If you check the definitions of the times() and plus() methods, you can see that every time a method is called, it creates a new Complex object. In the quadratic formula example, five new objects are generated, but we are only interested in the one that represents the final answer. The other four objects are just scratch work: They are created, used very briefly and then immediately become eligible for garbage collection. Creating and garbage collecting large numbers of objects can be inefficient. However, in this case, the compiler might be able to avoid creating those extra objects by replacing the calls to plus() and times() with code that performs the same operations directly using temporary local variables of type double instead of objects. It can do this because it knows exactly what each method call does—but that is only the case because the Complex class is final.

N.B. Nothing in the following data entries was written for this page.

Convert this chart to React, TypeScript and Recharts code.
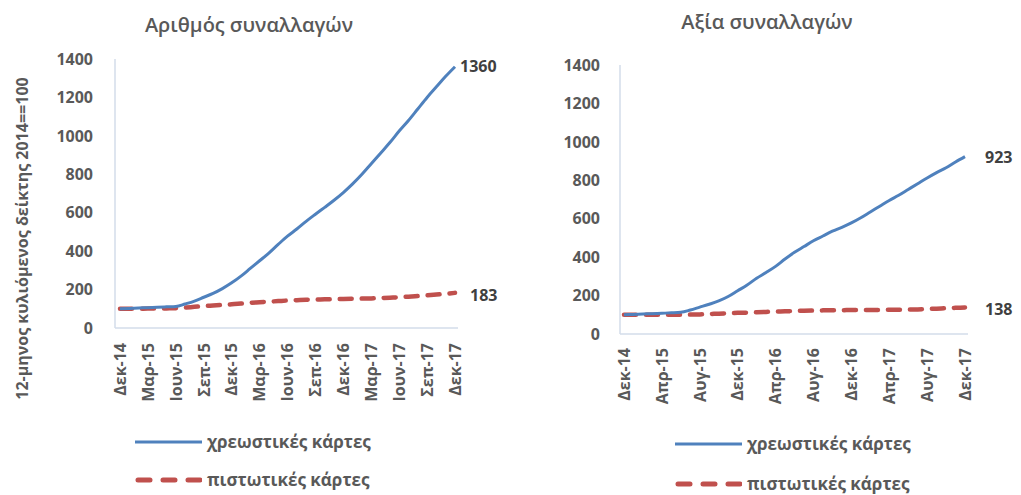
import { Line, LineChart, XAxis, YAxis } from 'recharts';

const months = [
  'Δεκ-14', 'Ιαν-15', 'Φεβ-15', 'Μαρ-15', 'Απρ-15', 'Μαϊ-15', 'Ιουν-15', 'Ιουλ-15', 'Αυγ-15', 'Σεπ-15', 'Οκτ-15', 'Νοε-15',
  'Δεκ-15', 'Ιαν-16', 'Φεβ-16', 'Μαρ-16', 'Απρ-16', 'Μαϊ-16', 'Ιουν-16', 'Ιουλ-16', 'Αυγ-16', 'Σεπ-16', 'Οκτ-16', 'Νοε-16',
  'Δεκ-16', 'Ιαν-17', 'Φεβ-17', 'Μαρ-17', 'Απρ-17', 'Μαϊ-17', 'Ιουν-17', 'Ιουλ-17', 'Αυγ-17', 'Σεπ-17', 'Οκτ-17', 'Νοε-17',
  'Δεκ-17',
];

// Αριθμός συναλλαγών
const countDebit = [
  100, 102, 104, 106, 108, 110, 112, 125, 140, 160, 180, 205, 235, 270, 310, 350, 390, 435, 478, 515, 555, 592, 628, 665,
  705, 750, 800, 855, 910, 965, 1025, 1080, 1140, 1200, 1255, 1310, 1360,
];
const countCredit = [
  100, 100, 100, 101, 101, 102, 103, 106, 110, 114, 117, 120, 123, 127, 131, 134, 137, 140, 143, 145, 147, 148, 149, 150,
  151, 152, 153, 154, 156, 158, 160, 163, 166, 170, 174, 178, 183,
];

// Αξία συναλλαγών
const valueDebit = [
  100, 102, 104, 106, 108, 110, 113, 125, 140, 155, 172, 195, 225, 255, 290, 320, 352, 390, 425, 455, 485, 510, 535, 555,
  578, 605, 635, 665, 695, 722, 752, 782, 812, 840, 865, 895, 923,
];
const valueCredit = [
  100, 100, 100, 100, 100, 100, 100, 101, 102, 104, 106, 108, 110, 111, 113, 115, 117, 118, 120, 121, 122, 123, 124, 124,
  125, 125, 125, 125, 126, 126, 127, 128, 130, 132, 134, 136, 138,
];

const yTicks = [0, 200, 400, 600, 800, 1000, 1200, 1400];

const BLUE = '#4F81BD';
const RED = '#C0504D';
const INK = '#595959';
const AXIS = '#D3DCEA';
const FONT = '"Open Sans", "Noto Sans", sans-serif';

const countData = months.map((m, i) => ({ m, debit: countDebit[i], credit: countCredit[i] }));
const valueData = months.map((m, i) => ({ m, debit: valueDebit[i], credit: valueCredit[i] }));

// eslint-disable-next-line @typescript-eslint/no-explicit-any
function MonthTick(props: any) {
  const { x, y, payload } = props;
  return (
    <text
      x={x}
      y={y}
      transform={`rotate(-90 ${x} ${y})`}
      textAnchor="end"
      dy="0.36em"
      fill={INK}
      fontSize={16}
      fontWeight={700}
      fontFamily={FONT}
    >
      {payload.value}
    </text>
  );
}

function endLabel(dx: number, dy: number) {
  // eslint-disable-next-line @typescript-eslint/no-explicit-any
  return (props: any) => {
    if (props.index !== months.length - 1) return null;
    return (
      <text
        x={props.x + dx}
        y={props.y + dy}
        dy="0.36em"
        fill="#404040"
        fontSize={16}
        fontWeight={700}
        fontFamily={FONT}
      >
        {props.value}
      </text>
    );
  };
}

function LegendBox({ left, top, gap }: { left: number; top: number; gap: number }) {
  const text = {
    fontFamily: FONT,
    fontSize: 17,
    fontWeight: 700,
    color: INK,
    marginLeft: 5,
    whiteSpace: 'nowrap' as const,
    lineHeight: '22px',
  };
  return (
    <div style={{ position: 'absolute', left, top }}>
      <div style={{ display: 'flex', alignItems: 'center', height: 22 }}>
        <svg width={67} height={10}>
          <line x1={0} y1={5} x2={67} y2={5} stroke={BLUE} strokeWidth={3} />
        </svg>
        <span style={text}>χρεωστικές κάρτες</span>
      </div>
      <div style={{ display: 'flex', alignItems: 'center', height: 22, marginTop: gap }}>
        <svg width={67} height={10}>
          <line x1={3} y1={5} x2={67} y2={5} stroke={RED} strokeWidth={5} strokeDasharray="12 13" strokeLinecap="round" />
        </svg>
        <span style={text}>πιστωτικές κάρτες</span>
      </div>
    </div>
  );
}

const titleStyle = {
  position: 'absolute' as const,
  width: 300,
  textAlign: 'center' as const,
  fontFamily: FONT,
  fontSize: 20,
  fontWeight: 600,
  color: INK,
  lineHeight: '26px',
};

export default function App() {
  return (
    <div style={{ position: 'absolute', left: 0, top: 0, width: 1021, height: 495, background: '#fff', overflow: 'hidden' }}>
      <div style={{ ...titleStyle, left: 99, top: 12 }}>Αριθμός συναλλαγών</div>
      <div style={{ ...titleStyle, left: 617, top: 9 }}>Αξία συναλλαγών</div>

      <div style={{ position: 'absolute', left: 0, top: 0 }}>
        <LineChart width={520} height={420} data={countData} margin={{ top: 59, right: 62, bottom: 22, left: 35 }}>
          <XAxis
            dataKey="m"
            interval={2}
            tick={<MonthTick />}
            tickLine={false}
            tickSize={0}
            tickMargin={15}
            height={70}
            padding={{ left: 5, right: 3 }}
            axisLine={{ stroke: AXIS, strokeWidth: 1.5 }}
          />
          <YAxis
            domain={[0, 1400]}
            ticks={yTicks}
            width={80}
            tickLine={false}
            tickSize={0}
            tickMargin={22}
            axisLine={{ stroke: AXIS, strokeWidth: 1.5 }}
            tick={{ fill: INK, fontSize: 16, fontWeight: 700, fontFamily: FONT }}
            label={{
              value: '12-μηνος κυλιόμενος δείκτης 2014==100',
              angle: -90,
              position: 'left',
              offset: 13,
              dy: 45,
              style: { fill: INK, fontSize: 16, fontWeight: 700, fontFamily: FONT, textAnchor: 'middle' },
            }}
          />
          <Line
            type="monotone"
            dataKey="credit"
            stroke={RED}
            strokeWidth={4.5}
            strokeDasharray="12 10"
            strokeLinecap="round"
            dot={false}
            isAnimationActive={false}
            label={endLabel(15, 2)}
          />
          <Line
            type="monotone"
            dataKey="debit"
            stroke={BLUE}
            strokeWidth={3}
            dot={false}
            isAnimationActive={false}
            label={endLabel(5, 0)}
          />
        </LineChart>
      </div>

      <div style={{ position: 'absolute', left: 520, top: 0 }}>
        <LineChart width={501} height={420} data={valueData} margin={{ top: 65, right: 53, bottom: 22, left: 20 }}>
          <XAxis
            dataKey="m"
            interval={3}
            tick={<MonthTick />}
            tickLine={false}
            tickSize={0}
            tickMargin={14}
            height={64}
            padding={{ left: 4, right: 3 }}
            axisLine={{ stroke: AXIS, strokeWidth: 1.5 }}
          />
          <YAxis
            domain={[0, 1400]}
            ticks={yTicks}
            width={80}
            tickLine={false}
            tickSize={0}
            tickMargin={20}
            axisLine={{ stroke: AXIS, strokeWidth: 1.5 }}
            tick={{ fill: INK, fontSize: 16, fontWeight: 700, fontFamily: FONT }}
          />
          <Line
            type="monotone"
            dataKey="credit"
            stroke={RED}
            strokeWidth={4.5}
            strokeDasharray="12 10"
            strokeLinecap="round"
            dot={false}
            isAnimationActive={false}
            label={endLabel(20, 2)}
          />
          <Line
            type="monotone"
            dataKey="debit"
            stroke={BLUE}
            strokeWidth={3}
            dot={false}
            isAnimationActive={false}
            label={endLabel(20, 1)}
          />
        </LineChart>
      </div>

      <LegendBox left={135} top={431} gap={16} />
      <LegendBox left={675} top={433} gap={18} />
    </div>
  );
}
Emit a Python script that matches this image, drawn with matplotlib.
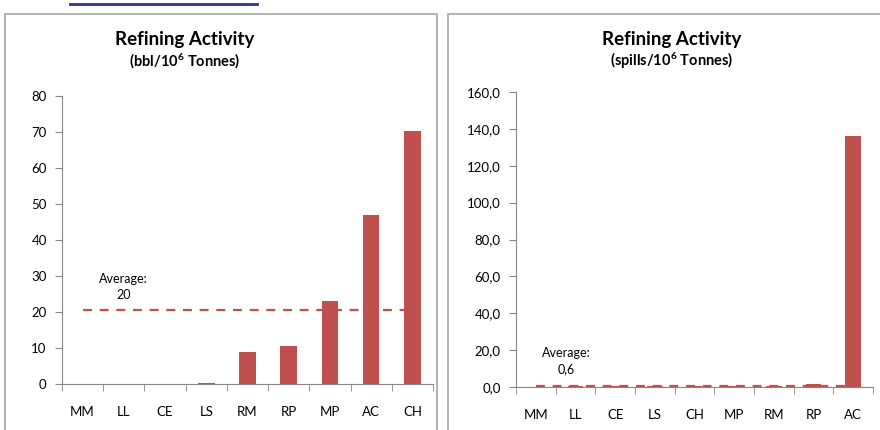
import matplotlib
matplotlib.use("Agg")
import matplotlib.pyplot as plt
from matplotlib.patches import Rectangle
from matplotlib.lines import Line2D

plt.rcParams['font.family'] = ['Lato', 'DejaVu Sans']
plt.rcParams['mathtext.fontset'] = 'custom'
plt.rcParams['mathtext.rm'] = 'Lato:bold'
plt.rcParams['mathtext.default'] = 'rm'

# données
cats_bbl = ["MM", "LL", "CE", "LS", "RM", "RP", "MP", "AC", "CH"]
vals_bbl = [0.0, 0.0, 0.0, 0.2, 9.0, 10.5, 23.0, 47.0, 70.2]
avg_bbl = 20.5
yticks_bbl = [0, 10, 20, 30, 40, 50, 60, 70, 80]

cats_spills = ["MM", "LL", "CE", "LS", "CH", "MP", "RM", "RP", "AC"]
vals_spills = [0.2, 0.3, 0.3, 0.5, 0.5, 0.6, 0.4, 1.6, 136.4]
avg_spills = 0.6
yticks_spills = [0, 20, 40, 60, 80, 100, 120, 140, 160]
yticklabels_spills = ["0,0", "20,0", "40,0", "60,0", "80,0", "100,0", "120,0", "140,0", "160,0"]

BAR = "#C0504D"
AXC = "#868686"

fig = plt.figure(figsize=(8.8, 4.3), dpi=100)

# cadres des deux graphiques + lien souligné en haut
fig.add_artist(Rectangle((5 / 880, -0.02), 432 / 880, 1.02 - 14 / 430,
                         transform=fig.transFigure, fill=False, ec="#A6A6A6", lw=1.2))
fig.add_artist(Rectangle((448 / 880, -0.02), 440 / 880, 1.02 - 14 / 430,
                         transform=fig.transFigure, fill=False, ec="#A6A6A6", lw=1.2))
fig.add_artist(Line2D([70 / 880, 257 / 880], [1 - 4 / 430, 1 - 4 / 430],
                      transform=fig.transFigure, color="#2E3192", lw=2))


def panel(rect, cats, vals, avg, yticks, yticklabels, ylim, avg_label, avg_xy):
    ax = fig.add_axes(rect)
    x = range(len(cats))
    ax.plot([0, len(cats) - 1], [avg, avg], ls=(0, (4, 3.5)), color=BAR, lw=1.6, zorder=1)
    ax.bar(x, vals, width=0.4, color=BAR, zorder=2)
    ax.set_xlim(-0.5, len(cats) - 0.5)
    ax.set_ylim(*ylim)
    ax.set_yticks(yticks)
    ax.set_yticklabels(yticklabels)
    ax.set_xticks(list(x))
    ax.set_xticklabels(cats)
    ax.set_xticks([i - 0.5 for i in range(len(cats) + 1)], minor=True)
    ax.tick_params(axis="x", which="major", length=0, pad=16, labelsize=9.5)
    ax.tick_params(axis="x", which="minor", length=5, color=AXC)
    ax.tick_params(axis="y", length=5, color=AXC, labelsize=9.5, pad=6)
    for s in ("top", "right"):
        ax.spines[s].set_visible(False)
    for s in ("left", "bottom"):
        ax.spines[s].set_color(AXC)
    ax.text(avg_xy[0], avg_xy[1], avg_label, ha="center", va="center",
            fontsize=9, linespacing=1.4)
    return ax


panel([62 / 880, 46 / 430, 371 / 880, 288 / 430], cats_bbl, vals_bbl, avg_bbl,
      yticks_bbl, [str(v) for v in yticks_bbl], (0, 80), "Average:\n20", (1.0, 27))
panel([516 / 880, 43 / 430, 357 / 880, 295 / 430], cats_spills, vals_spills, avg_spills,
      yticks_spills, yticklabels_spills, (0, 160), "Average:\n0,6", (0.76, 14.2))

# titres
fig.text(185 / 880, 1 - 40 / 430, "Refining Activity", ha="center", va="center",
         fontsize=13.5, fontweight="bold")
fig.text(185 / 880, 1 - 61 / 430, "(bbl/10$^{6}$ Tonnes)", ha="center", va="center",
         fontsize=10.5, fontweight="bold")
fig.text(672 / 880, 1 - 40 / 430, "Refining Activity", ha="center", va="center",
         fontsize=13.5, fontweight="bold")
fig.text(672 / 880, 1 - 61 / 430, "(spills/10$^{6}$ Tonnes)", ha="center", va="center",
         fontsize=10.5, fontweight="bold")

fig.savefig("out.png", dpi=100)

If that were not the case, then A, B, C, or x might actually refer to objects belonging to subclasses of Complex that have redefined plus() and times(). That is something that can only be checked at run time, not at compile time, so if the class were not final, a compiler would have no way of knowing what the calls to plus() and times() will do when the program is run.

As for immutability, it might also help with optimization, since a compiler can be sure that calling a method on an object will not modify the instance variables in that object. However, it is probably more important that immutability makes it easier to reason about a program. If you can prove that some property of an immutable object is true at some point in time, you can be sure that it won't become false later because the object has been modified.